If you help run an organization, you can create a free account and post your own needs, so the next person looking for a way to help can find you.
Frequently asked questions
Do I have to pay to use Volunteer Clinton County?
No. The directory is free for volunteers and free for organizations. No listing fees, no premium tiers, nothing to buy. It exists so local groups can reach people without a marketing budget, and so residents can find a way to help in a few minutes instead of an afternoon of searching.
I am not from Lock Haven. Are there opportunities in the smaller towns?
Yes. Every borough and township in the county has needs, and the eight largest towns each have their own guide with named organizations. Smaller communities often share services, so a single fire company or food pantry may cover several towns at once.
Can I use this for court-ordered or school community service?
Yes. Many local organizations accept court-ordered and student service hours. Be clear about what you need and how your hours must be documented when you first make contact, and check our dedicated guides for how the process usually works in Clinton County.
What if no opportunities are posted for my town right now?

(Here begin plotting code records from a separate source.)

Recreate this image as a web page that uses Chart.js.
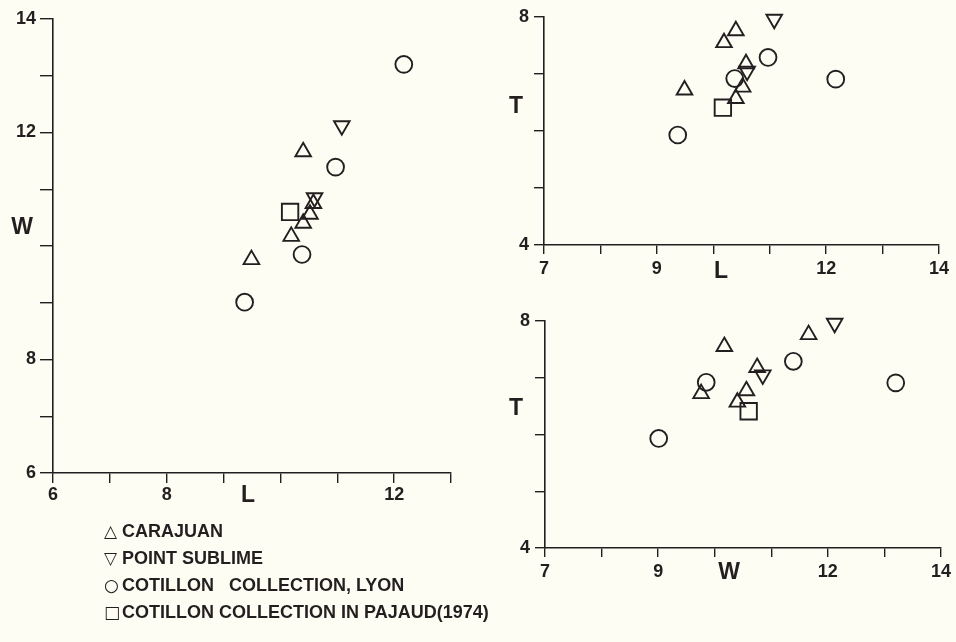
<!DOCTYPE html>
<html>
<head>
<meta charset="utf-8">
<script src="https://cdn.jsdelivr.net/npm/chart.js@4.4.1/dist/chart.umd.min.js"></script>
<style>
  html, body { margin:0; padding:0; background:#fdfdf3; }
  body { width:956px; height:642px; position:relative; overflow:hidden; font-family:"Liberation Sans", Arial, sans-serif; color:#231f20; }
  canvas { position:absolute; }
  .lab { position:absolute; font-weight:bold; font-size:23px; line-height:1; transform:translate(-50%,-50%); }
  #legend { position:absolute; left:104px; top:518px; font-size:18px; font-weight:bold; line-height:27px; white-space:nowrap; }
  #legend .sym { font-family:"DejaVu Sans", sans-serif; font-weight:normal; font-size:17px; display:inline-block; width:18px; }
</style>
</head>
<body>
<canvas id="cLW" width="470" height="520" style="left:0;top:0;width:470px;height:520px"></canvas>
<canvas id="cLT" width="466" height="290" style="left:490px;top:0;width:466px;height:290px"></canvas>
<canvas id="cWT" width="466" height="290" style="left:490px;top:300px;width:466px;height:290px"></canvas>

<div class="lab" style="left:22px;top:226px">W</div>
<div class="lab" style="left:248px;top:494px">L</div>
<div class="lab" style="left:516px;top:105px">T</div>
<div class="lab" style="left:721px;top:270px">L</div>
<div class="lab" style="left:516px;top:407px">T</div>
<div class="lab" style="left:729px;top:571px">W</div>

<div id="legend">
  <div><span class="sym">△</span>CARAJUAN</div>
  <div><span class="sym">▽</span>POINT SUBLIME</div>
  <div><span class="sym">○</span>COTILLON&nbsp;&nbsp; COLLECTION, LYON</div>
  <div><span class="sym">□</span>COTILLON COLLECTION IN PAJAUD(1974)</div>
</div>

<script>
// ---- data: length L, width W, thickness T of each specimen ----
const seriesNames = ["CARAJUAN", "POINT SUBLIME", "COTILLON COLLECTION, LYON", "COTILLON COLLECTION IN PAJAUD (1974)"];

const carajuanL = [10.40, 10.19, 10.58, 9.49, 10.52, 10.40];
const carajuanW = [11.66, 10.17, 10.75, 9.76, 10.56, 10.40];
const carajuanT = [7.76, 7.55, 7.18, 6.72, 6.77, 6.57];

const sublimeL = [11.08, 10.60];
const sublimeW = [12.12, 10.85];
const sublimeT = [7.96, 7.05];

const lyonL = [12.17, 10.97, 10.38, 9.37];
const lyonW = [13.20, 11.39, 9.85, 9.01];
const lyonT = [6.91, 7.29, 6.92, 5.93];

const pajaudL = [10.17];
const pajaudW = [10.60];
const pajaudT = [6.41];

// tick labels shown on each axis
const ticksLW_x = [6, 8, 12];
const ticksLW_y = [14, 12, 8, 6];
const ticksLT_x = [7, 9, 12, 14];
const ticksLT_y = [8, 4];
const ticksWT_x = [7, 9, 12, 14];
const ticksWT_y = [8, 4];

// ---- rendering ----
const INK = '#231f20';
const pair = (a, b) => a.map((v, i) => ({ x: v, y: b[i] }));

function datasets(xs, ys) {
  const base = { borderColor: INK, backgroundColor: 'rgba(0,0,0,0)', borderWidth: 1.9, clip: false };
  return [
    Object.assign({ label: seriesNames[0], data: pair(xs[0], ys[0]), pointStyle: 'triangle', pointRadius: 9 }, base),
    Object.assign({ label: seriesNames[1], data: pair(xs[1], ys[1]), pointStyle: 'triangle', pointRadius: 9, pointRotation: 180 }, base),
    Object.assign({ label: seriesNames[2], data: pair(xs[2], ys[2]), pointStyle: 'circle', pointRadius: 8.4 }, base),
    Object.assign({ label: seriesNames[3], data: pair(xs[3], ys[3]), pointStyle: 'rect', pointRadius: 11.6 }, base),
  ];
}

function axis(min, max, shown, opts) {
  return {
    type: 'linear', min: min, max: max,
    border: { display: true, color: INK, width: 1.6 },
    grid: { display: true, drawOnChartArea: false, drawTicks: true, tickLength: opts.tick, color: INK, lineWidth: 1.4 },
    ticks: {
      stepSize: 1, autoSkip: false, maxRotation: 0, padding: opts.pad, color: INK,
      font: { family: '"Liberation Sans", Arial, sans-serif', size: 18, weight: 'bold' },
      callback: v => shown.includes(v) ? String(v) : ''
    },
    afterFit: s => {
      if (opts.width !== undefined) s.width = opts.width;
      if (opts.height !== undefined) s.height = opts.height;
      s.paddingLeft = 0; s.paddingRight = 0; s.paddingTop = 0; s.paddingBottom = 0;
    }
  };
}

function makeChart(id, xs, ys, xr, yr, xShown, yShown, pad, yW, xH, xTick, yTick, xPad, yPad) {
  new Chart(document.getElementById(id), {
    type: 'scatter',
    data: { datasets: datasets(xs, ys) },
    options: {
      responsive: false, animation: false, devicePixelRatio: 1,
      layout: { padding: pad },
      plugins: { legend: { display: false }, tooltip: { enabled: false } },
      scales: {
        x: axis(xr[0], xr[1], xShown, { tick: xTick, pad: xPad, height: xH }),
        y: axis(yr[0], yr[1], yShown, { tick: yTick, pad: yPad, width: yW })
      }
    }
  });
}

makeChart('cLW',
  [carajuanL, sublimeL, lyonL, pajaudL], [carajuanW, sublimeW, lyonW, pajaudW],
  [6, 13], [6, 14], ticksLW_x, ticksLW_y,
  { left: 0, right: 19, top: 19, bottom: 0 }, 53, 47, 10, 13, 1, 4);

makeChart('cLT',
  [carajuanL, sublimeL, lyonL, pajaudL], [carajuanT, sublimeT, lyonT, pajaudT],
  [7, 14], [4, 8], ticksLT_x, ticksLT_y,
  { left: 0, right: 17, top: 17, bottom: 0 }, 54, 45, 9, 10, 4, 5);

makeChart('cWT',
  [carajuanW, sublimeW, lyonW, pajaudW], [carajuanT, sublimeT, lyonT, pajaudT],
  [7, 14], [4, 8], ticksWT_x, ticksWT_y,
  { left: 0, right: 15, top: 21, bottom: 0 }, 55, 42, 9, 10, 4, 5);
</script>
</body>
</html>
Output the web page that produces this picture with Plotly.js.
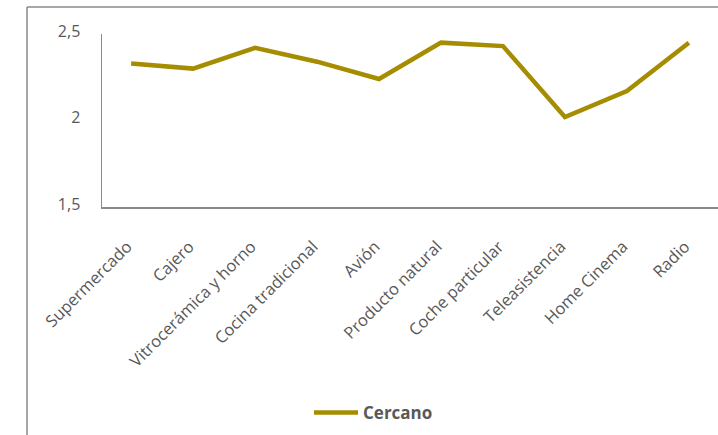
<!DOCTYPE html>
<html>
<head>
<meta charset="utf-8">
<script src="https://cdn.plot.ly/plotly-3.0.1.min.js"></script>
<style>html,body{margin:0;padding:0;background:#fff;}#chart{width:718px;height:435px;}</style>
</head>
<body>
<div id="chart"></div>
<script>
var categories = ["Supermercado", "Cajero", "Vitrocerámica y horno", "Cocina tradicional", "Avión", "Producto natural", "Coche particular", "Teleasistencia", "Home Cinema", "Radio"];
var cercano = [2.33, 2.30, 2.42, 2.34, 2.24, 2.45, 2.43, 2.02, 2.17, 2.45];
var yTickVals = [1.5, 2, 2.5];
var yTickText = ["1,5", "2", "2,5"];
var seriesName = "Cercano";

var trace = {
  x: categories,
  y: cercano,
  type: "scatter",
  mode: "lines",
  name: seriesName,
  line: {color: "#a68c00", width: 4.5},
  showlegend: true
};

var frameColor = "#8a8a8a";
var W = 718, H = 435, L = 102, R = 0, T = 34, B = 228;
var pw = W - L - R, ph = H - T - B;
function px(xp){ return (xp - L) / pw; }
function py(yp){ return (H - B - yp) / ph; }

var layout = {
  width: W, height: H,
  margin: {l: L, r: R, t: T, b: B, pad: 0},
  paper_bgcolor: "#ffffff",
  plot_bgcolor: "#ffffff",
  font: {family: "Open Sans, sans-serif", color: "#595959", size: 16},
  xaxis: {
    type: "category",
    range: [-0.47, 9.47],
    showgrid: false,
    zeroline: false,
    showline: true,
    linecolor: frameColor,
    linewidth: 1.5,
    ticks: "outside",
    ticklen: 22,
    tickcolor: "rgba(0,0,0,0)",
    tickangle: -45,
    ticklabelshift: -4,
    tickfont: {family: "Open Sans, sans-serif", size: 16.5, color: "#595959"}
  },
  yaxis: {
    range: [1.5, 2.5],
    tickvals: yTickVals,
    ticktext: yTickText,
    showgrid: false,
    zeroline: false,
    showline: true,
    linecolor: frameColor,
    linewidth: 1.5,
    ticks: "outside",
    ticklen: 17,
    tickcolor: "rgba(0,0,0,0)",
    ticklabelshift: -3,
    tickfont: {family: "Open Sans, sans-serif", size: 16, color: "#595959"}
  },
  showlegend: true,
  legend: {
    orientation: "h",
    x: px(309), y: py(413),
    xanchor: "left", yanchor: "middle",
    itemwidth: 44,
    font: {family: "Open Sans, sans-serif", size: 17, color: "#595959", weight: "bold"},
    bgcolor: "rgba(0,0,0,0)"
  },
  shapes: [
    {type: "line", xref: "paper", yref: "paper", x0: px(27), x1: px(27), y0: py(7), y1: py(440), line: {color: frameColor, width: 1.5}},
    {type: "line", xref: "paper", yref: "paper", x0: px(27), x1: px(720), y0: py(7), y1: py(7), line: {color: frameColor, width: 1.5}}
  ]
};

Plotly.newPlot("chart", [trace], layout, {displayModeBar: false, staticPlot: true});
</script>
</body>
</html>
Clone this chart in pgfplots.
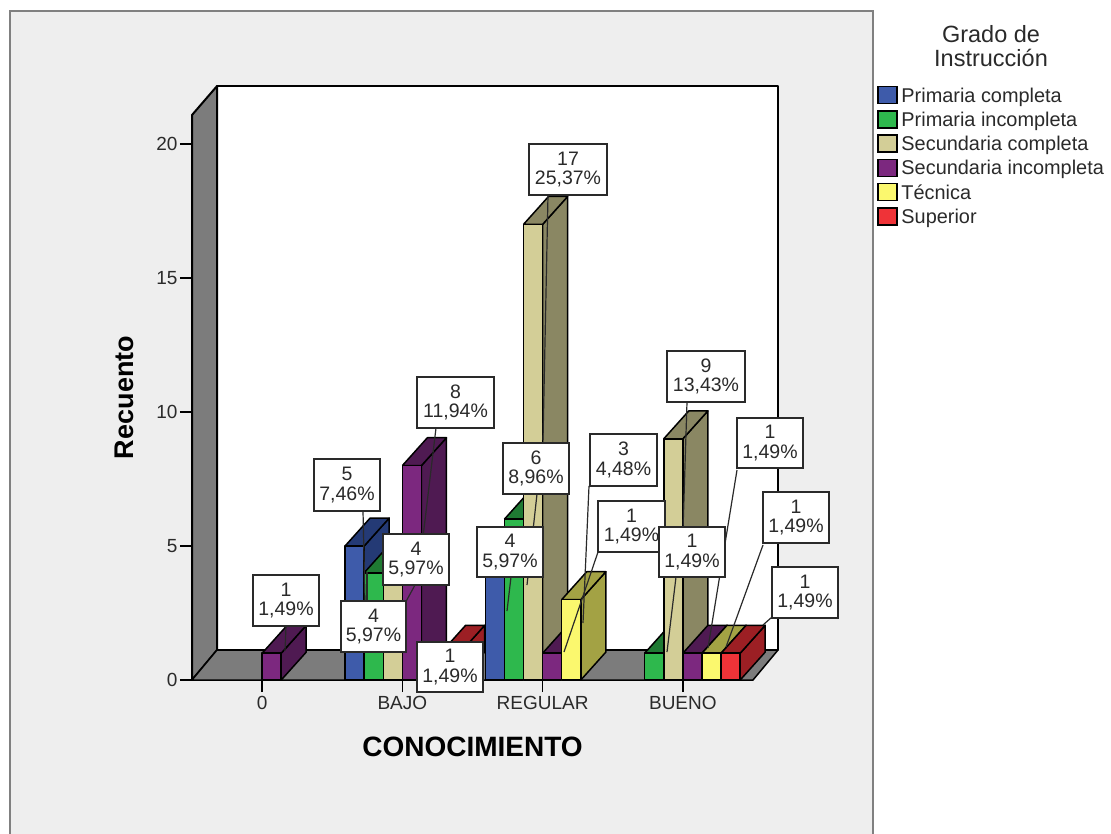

That is common in a rural county. Most small groups take help without ever posting a formal opening. Use the organization directory to find a group near you and contact them directly. The need is almost always there, even when the listing is not.
Why it matters here
In a county this size, volunteers are not extra. They are the staff. The person who stocks the pantry shelf, drives the meal route, or turns out for the fire call is usually someone's neighbor, doing it for free. That is worth being proud of, and it is worth joining. Pick a town, pick a cause, and reach out to one organization this week. That is how it starts.